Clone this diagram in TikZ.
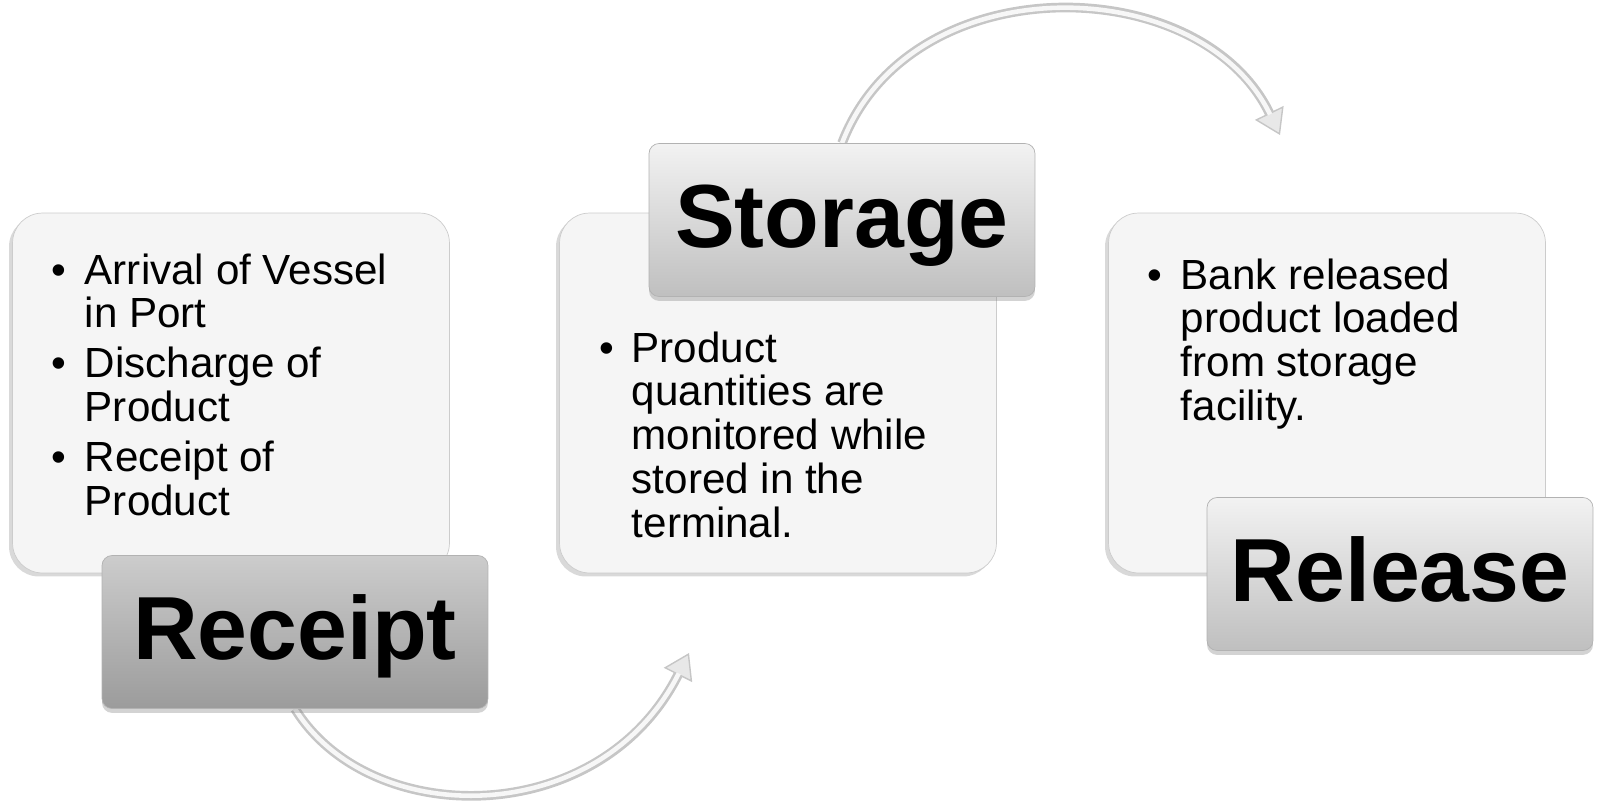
\documentclass[tikz,border=0pt]{standalone}
\usepackage{fontspec}
\setmainfont{Liberation Sans}
\usetikzlibrary{arrows.meta,shadows,backgrounds}

\newcommand{\bl}{\textbullet}

\begin{document}
\begin{tikzpicture}[
        x=0.02cm, y=-0.02cm,
        infobox/.style={rectangle, rounded corners=0.6cm, draw=gray!40,
                        fill=gray!8, minimum width=8.74cm, minimum height=7.2cm,
                        drop shadow={opacity=0.3, shadow xshift=-2pt,
                                     shadow yshift=-2pt}},
        stage/.style={rectangle, rounded corners=0.2cm, draw=gray!60,
                      minimum width=7.72cm, minimum height=3.06cm,
                      font=\fontsize{51}{55}\selectfont\bfseries,
                      text height=41pt, text depth=10pt,
                      drop shadow={opacity=0.35, shadow xshift=0pt,
                                   shadow yshift=-2.5pt}},
        stagedark/.style={stage, top color=gray!40, bottom color=gray!78},
        stagelight/.style={stage, top color=gray!10, bottom color=gray!50},
        txt/.style={anchor=base west, inner sep=0pt,
                    font=\fontsize{24}{25}\selectfont},
        flow/.style={line width=5.5pt, draw=gray!45,
                     -{Triangle[length=14pt, width=18pt, fill=gray!18,
                                line width=0.8pt]}},
        glint/.style={line width=2.6pt, draw=gray!6, shorten >=13pt},
      ]
        \useasboundingbox (0,0) rectangle (1599,806);

        % panels with the bullet texts
        \foreach \nm/\x in {receipt/231,storage/778,release/1327} {
          \node[infobox] (\nm-box) at (\x,393) {};
        }

        \node[txt] (receipt-txt) at (51,284)
          {\begin{tabular}[t]{@{}p{0.67cm}@{}l@{}}
            \bl & Arrival of Vessel\\ & in Port\\[3.4pt]
            \bl & Discharge of\\ & Product\\[3.4pt]
            \bl & Receipt of\\ & Product
           \end{tabular}};
        \node[txt] (storage-txt) at (599,362)
          {\begin{tabular}[t]{@{}p{0.65cm}@{}l@{}}
            \bl & Product\\ & quantities are\\ & monitored while\\
                & stored in the\\ & terminal.
           \end{tabular}};
        \node[txt] (release-txt) at (1147,289)
          {\begin{tabular}[t]{@{}p{0.67cm}@{}l@{}}
            \bl & Bank released\\ & product loaded\\ & from storage\\
                & facility.
           \end{tabular}};

        % stage labels
        \node[stagedark] (receipt) at (295,632) {Receipt};
        \node[stagelight] (storage) at (842,220) {Storage};
        \node[stagelight] (release) at (1400,574) {Release};

        % curved arrows, under the labels
        \coordinate (to-storage) at (689,653);
        \coordinate (to-release) at (1280,135);
        \begin{scope}[on background layer]
          \draw[flow] (receipt.south) .. controls (370,830) and (600,830) .. (to-storage);
          \draw[glint] (receipt.south) .. controls (370,830) and (600,830) .. (to-storage);
          \draw[flow] (storage.north) .. controls (910,-35) and (1200,-30) .. (to-release);
          \draw[glint] (storage.north) .. controls (910,-35) and (1200,-30) .. (to-release);
        \end{scope}
      \end{tikzpicture}
\end{document}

PROBLEM TO SOLVE =>
Every line above should be returned exactly; the pictures stay out.

SOLUTION TO THIS EXERCISE =>
Clone this diagram in TikZ.
\documentclass[tikz,border=0pt]{standalone}
\usepackage{fontspec}
\setmainfont{Liberation Sans}
\usetikzlibrary{arrows.meta,shadows,backgrounds}

\newcommand{\bl}{\textbullet}

\begin{document}
\begin{tikzpicture}[
        x=0.02cm, y=-0.02cm,
        infobox/.style={rectangle, rounded corners=0.6cm, draw=gray!40,
                        fill=gray!8, minimum width=8.74cm, minimum height=7.2cm,
                        drop shadow={opacity=0.3, shadow xshift=-2pt,
                                     shadow yshift=-2pt}},
        stage/.style={rectangle, rounded corners=0.2cm, draw=gray!60,
                      minimum width=7.72cm, minimum height=3.06cm,
                      font=\fontsize{51}{55}\selectfont\bfseries,
                      text height=41pt, text depth=10pt,
                      drop shadow={opacity=0.35, shadow xshift=0pt,
                                   shadow yshift=-2.5pt}},
        stagedark/.style={stage, top color=gray!40, bottom color=gray!78},
        stagelight/.style={stage, top color=gray!10, bottom color=gray!50},
        txt/.style={anchor=base west, inner sep=0pt,
                    font=\fontsize{24}{25}\selectfont},
        flow/.style={line width=5.5pt, draw=gray!45,
                     -{Triangle[length=14pt, width=18pt, fill=gray!18,
                                line width=0.8pt]}},
        glint/.style={line width=2.6pt, draw=gray!6, shorten >=13pt},
      ]
        \useasboundingbox (0,0) rectangle (1599,806);

        % panels with the bullet texts
        \foreach \nm/\x in {receipt/231,storage/778,release/1327} {
          \node[infobox] (\nm-box) at (\x,393) {};
        }

        \node[txt] (receipt-txt) at (51,284)
          {\begin{tabular}[t]{@{}p{0.67cm}@{}l@{}}
            \bl & Arrival of Vessel\\ & in Port\\[3.4pt]
            \bl & Discharge of\\ & Product\\[3.4pt]
            \bl & Receipt of\\ & Product
           \end{tabular}};
        \node[txt] (storage-txt) at (599,362)
          {\begin{tabular}[t]{@{}p{0.65cm}@{}l@{}}
            \bl & Product\\ & quantities are\\ & monitored while\\
                & stored in the\\ & terminal.
           \end{tabular}};
        \node[txt] (release-txt) at (1147,289)
          {\begin{tabular}[t]{@{}p{0.67cm}@{}l@{}}
            \bl & Bank released\\ & product loaded\\ & from storage\\
                & facility.
           \end{tabular}};

        % stage labels
        \node[stagedark] (receipt) at (295,632) {Receipt};
        \node[stagelight] (storage) at (842,220) {Storage};
        \node[stagelight] (release) at (1400,574) {Release};

        % curved arrows, under the labels
        \coordinate (to-storage) at (689,653);
        \coordinate (to-release) at (1280,135);
        \begin{scope}[on background layer]
          \draw[flow] (receipt.south) .. controls (370,830) and (600,830) .. (to-storage);
          \draw[glint] (receipt.south) .. controls (370,830) and (600,830) .. (to-storage);
          \draw[flow] (storage.north) .. controls (910,-35) and (1200,-30) .. (to-release);
          \draw[glint] (storage.north) .. controls (910,-35) and (1200,-30) .. (to-release);
        \end{scope}
      \end{tikzpicture}
\end{document}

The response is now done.